620. «A te conviene la giustizia, o Signore, a noi la vergogna sul volto»

La semina del mattino
620. «A te conviene la giustizia, o Signore, a noi la vergogna sul volto» (Dn 9,7).

Con una dovizia di reminiscenze bibliche il profeta Daniele, a Babilonia, nel tentativo di approfondire dallo scritto di Geremia i giorni e la durata della desolazione, rivolge al Signore un’ardente preghiera. In essa concentra gli elementi essenziali che contraddistinguono la diversità di identità e di azioni tra Dio e l’uomo. Dio é grande e tremendo, fedele all’alleanza e benevolo. L’uomo è peccatore e reo, disobbediente alla Legge ed ai profeti. Dio possiede la giustizia; l’uomo, la vergogna a causa del peccato. A Dio la misericordia ed il perdono; all’uomo il disonore. Lo schema di questa preghiera si rifà a quella dei tre giovani nella fornace ardente ed è modello di quanto un altro profeta, Baruch, proclamerà.

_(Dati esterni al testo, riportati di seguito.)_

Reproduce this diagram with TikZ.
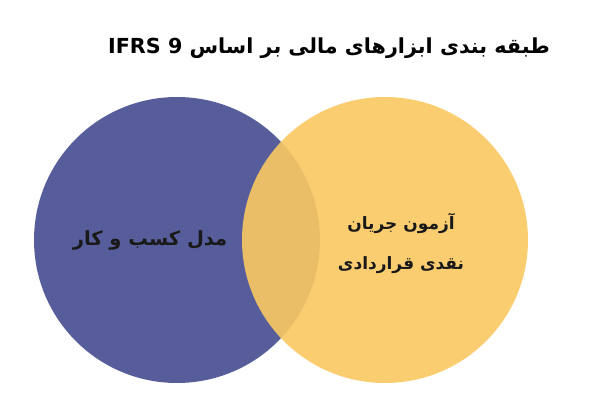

La riflessione sul significato ed il senso della preghiera cristiana, trova in questi modelli biblici un afflato particolare che diviene la base sulla quale e con la quale esprimere la preghiera del cuore perché non sia, come diceva Isaia, un “imparaticcio del cuore umano”. L’espressione più genuina del cuore umano nella sua tensione naturale verso la divinità mentre segue l’istinto dell’amore, della gioia o del dolore, deve potersi calibrare alla luce delle passate esperienze bibliche che non sono solo manifestazioni concrete ed attuali di stati d’animo e di bisogni concreti, ma soprattutto sono ispirate da Dio. Quanto cambierebbe la nostra preghiera cristiana se conoscesse questa ricchezza e se ad essa si attenesse! P. Angelo Sardone.